Sara Low, OD, says that a decade ago, she was perfectly happy being an employee. “If you had told me that I would own my own practice, I would have said it’s a lot of work, stress and money,” she says. She was working in an established practice in the Washington, D.C., area, where she gained valuable experiences. The seven years she worked there provided her with “a good opportunity to learn how a practice runs,” she says. Dr. Low traveled to conferences and meetings with the office manager and owner and learned all about the business beyond the clinical side such as insurance, billing and practice management.
Dr. Low met her husband, an avid skier, while working there, and the two searched for a place to live where they could enjoy skiing every weekend. They settled on Seattle, Washington, where Dr. Low found a position at five-location practice and learned a new perspectives on running a practice.
She began to explore the options for her future, seriously considering having her own office. That’s when she came across Duvall Advanced Family Eyecare in Duvall, Washington. “It was the first practice I looked at that was for sale, and it was kind of perfect,” she recalls. The business had been set up to sell, and the former owners had been working with consultants to build it up. “It had a great staff, and the practice was growing every year,” she says. The office already had robust technology, such as an OCT, retinal camera and visual field. She could tell that medical eye care was important to the former owners, as it was to her, which made the practice even more appealing.
She began the interview process in February 2015. “The previous owners have to like you and trust that you will take care of their patients, and you have to trust that they will help you. You need to get along.” Dr. Low says that she hit it off with Brad Grimm, OD, and Suzan Grimm, OD, and shared philosophies about caring for and treating patients. “They were the only eye doctors in town, and they provided the best customer service to keep patients’ business. People here like to shop locally in the community.” There were a few offers on the table from interested doctors, and after a few months, Drs. Grimm selected Dr. Low to purchase the practice.

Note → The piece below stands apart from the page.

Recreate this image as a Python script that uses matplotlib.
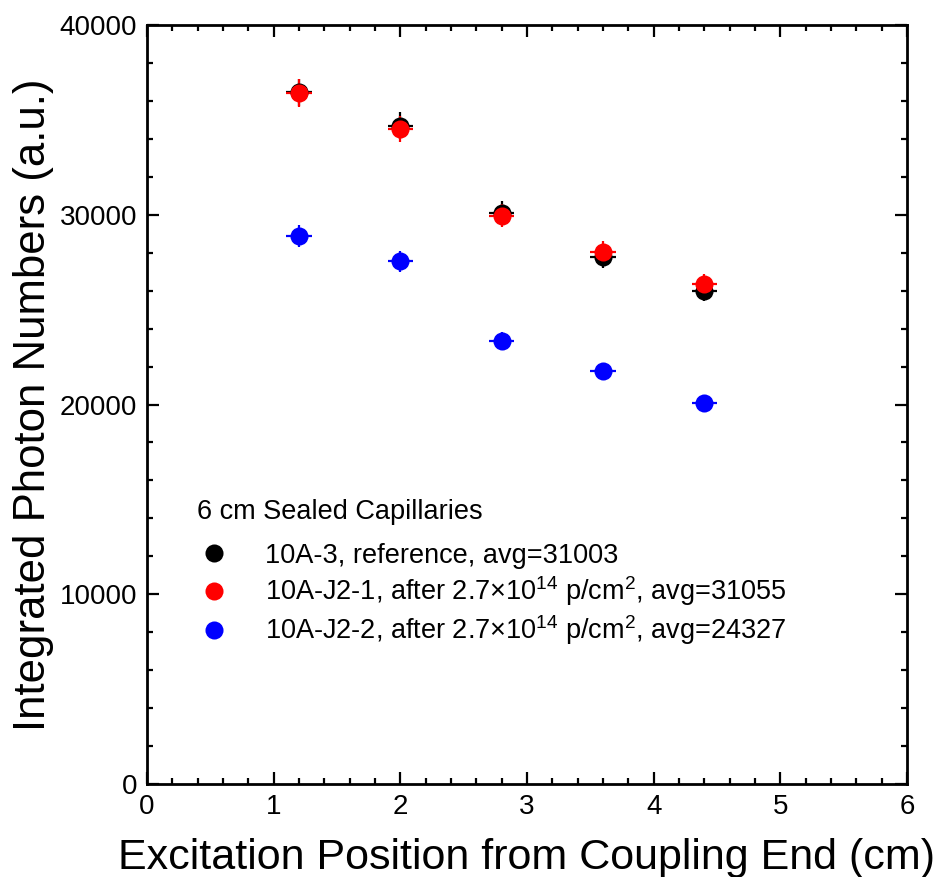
import matplotlib
matplotlib.use("Agg")
import matplotlib.pyplot as plt
from matplotlib.ticker import MultipleLocator
from matplotlib.lines import Line2D

plt.rcParams["font.family"] = ["Liberation Sans", "DejaVu Sans"]
plt.rcParams["mathtext.fontset"] = "custom"
plt.rcParams["mathtext.rm"] = "Liberation Sans"
plt.rcParams["mathtext.it"] = "Liberation Sans:italic"
plt.rcParams["mathtext.bf"] = "Liberation Sans:bold"

# Excitation positions (cm)
positions = [1.2, 2.0, 2.8, 3.6, 4.4]
pos_err = [0.1, 0.1, 0.1, 0.1, 0.1]

# Integrated photon numbers per capillary
ref_10A3 = [36450, 34700, 30100, 27780, 25985]
ref_10A3_err = [730, 690, 600, 560, 520]
j2_1 = [36400, 34520, 29950, 28050, 26355]
j2_1_err = [730, 690, 600, 560, 530]
j2_2 = [28870, 27550, 23350, 21760, 20105]
j2_2_err = [580, 550, 470, 440, 400]

series_labels = [
    "10A-3, reference, avg=31003",
    r"10A-J2-1, after 2.7$\times$$\mathregular{10^{14}}$ p/cm$\mathregular{^{2}}$, avg=31055",
    r"10A-J2-2, after 2.7$\times$$\mathregular{10^{14}}$ p/cm$\mathregular{^{2}}$, avg=24327",
]
series_colors = ["black", "red", "blue"]
legend_title = "6 cm Sealed Capillaries"

fig = plt.figure(figsize=(9.49, 8.77), dpi=100)
ax = fig.add_axes([0.1549, 0.1060, 0.8008, 0.8655])

data = [(ref_10A3, ref_10A3_err), (j2_1, j2_1_err), (j2_2, j2_2_err)]
for (vals, errs), col in zip(data, series_colors):
    ax.errorbar(positions, vals, xerr=pos_err, yerr=errs, fmt="o",
                color=col, ecolor=col, markersize=13, elinewidth=1.6,
                capsize=0, markeredgewidth=0)

ax.set_xlim(0, 6)
ax.set_ylim(0, 40000)
ax.xaxis.set_major_locator(MultipleLocator(1))
ax.xaxis.set_minor_locator(MultipleLocator(0.2))
ax.yaxis.set_major_locator(MultipleLocator(10000))
ax.yaxis.set_minor_locator(MultipleLocator(2000))

for s in ax.spines.values():
    s.set_linewidth(2.0)
ax.tick_params(which="both", direction="in", top=True, right=True,
               labelsize=20, width=1.6, pad=7)
ax.tick_params(which="major", length=8.5)
ax.tick_params(which="minor", length=4.3)

ax.set_xlabel("Excitation Position from Coupling End (cm)", fontsize=31, labelpad=13)
ax.set_ylabel("Integrated Photon Numbers (a.u.)", fontsize=31.5, labelpad=4)

handles = [Line2D([], [], marker="o", linestyle="none", color=c,
                  markersize=13, markeredgewidth=0) for c in series_colors]
leg = ax.legend(handles, series_labels, title=legend_title, loc="upper left",
                bbox_to_anchor=(0.052, 0.39), frameon=False, fontsize=19.5,
                title_fontsize=19.5, alignment="left", handletextpad=1.3,
                labelspacing=0.2, borderaxespad=0, handlelength=1.2)
leg._legend_box.sep = 13

fig.savefig("out.png", dpi=100)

Dr. Low started spending time in the practice in June to get to know the staff and the ins-and-outs of the practice, and the former owners helped her transition into their procedures and protocols. They closed on the sale that September, and the other doctors stayed on board for another few months in a consultant role to provide advice and assist with the smooth transition. They held a special event in the office in October to allow patients to say good bye to the Grimms and get a chance to meet Dr. Low. They sent letters to patients to introduce the change in ownership as well. “I think keeping staff was critical to the transition and helping patients be comfortable,” she says, as many had been there for years and the office manager had helped Drs. Grimm open the practice 15 years earlier.
Dr. Low had planned to make some changes in décor in the 2,400-square-foot space during her first few years of ownership, but a burst pipe from the residential units above the office accelerated those plans in May 2016. She lost 600 square feet for about a year. “It was stressful, but it worked out,” she says. “We made lemonade out of lemons.” The damaged area was primarily a staff space for edging lenses, a storage area and the wall to one of her exam lanes. She had four other exam rooms to work out of during the construction, and a curtain separated the area under construction.
To give the space a fresh look, Dr. Low changed the color scheme from yellow, beige and brown to gray tones with accents of sage green, and she modernized the office by removing wallpaper borders and switching out a light fixture with a chandelier that offers more light in the space, a request from the staff. “When it’s raining or during particular times of day, they wanted more lighting for patients,” she says. “There’s a dramatic difference with a contemporary look.” Dr. Low replaced fabric behind the frame displays with mirrors, which works well with the new lighting. With the change in decor she also decided to provide a unique venue for local artist to display their work on a few of the walls and rotates the art quarterly. Since construction crews were onsite, a much needed second bathroom for staff was added as well. “That upgrade was a huge improvement,” she says.
When two of the original staff left, Dr. Low felt that she could replace them with just one new staff member, based on more efficient procedures implemented and cross-training. She has also since hired Lauren Hansen, OD, who works part-time and is a great addition to the team.
She’s focused on continuing to grow the business with a manageable amount of volume for herself and Dr. Hansen. More recently, she moved closer to the office and lives just 10 minutes away. She’s making local connections to build her network through the Chamber of Commerce and Rotary Club. She’s also working with a local dentist on the beginning phases of a starting a medical professional group that would potentially cover a wide range of fields. “We can all learn about what we do and our strengths and weaknesses so we can build each other up and refer patients back and forth,” Dr. Low says.
Looking back on her decision, Dr. Low is now certain that ownership was the right next step for her career. “I have had such an adventure.”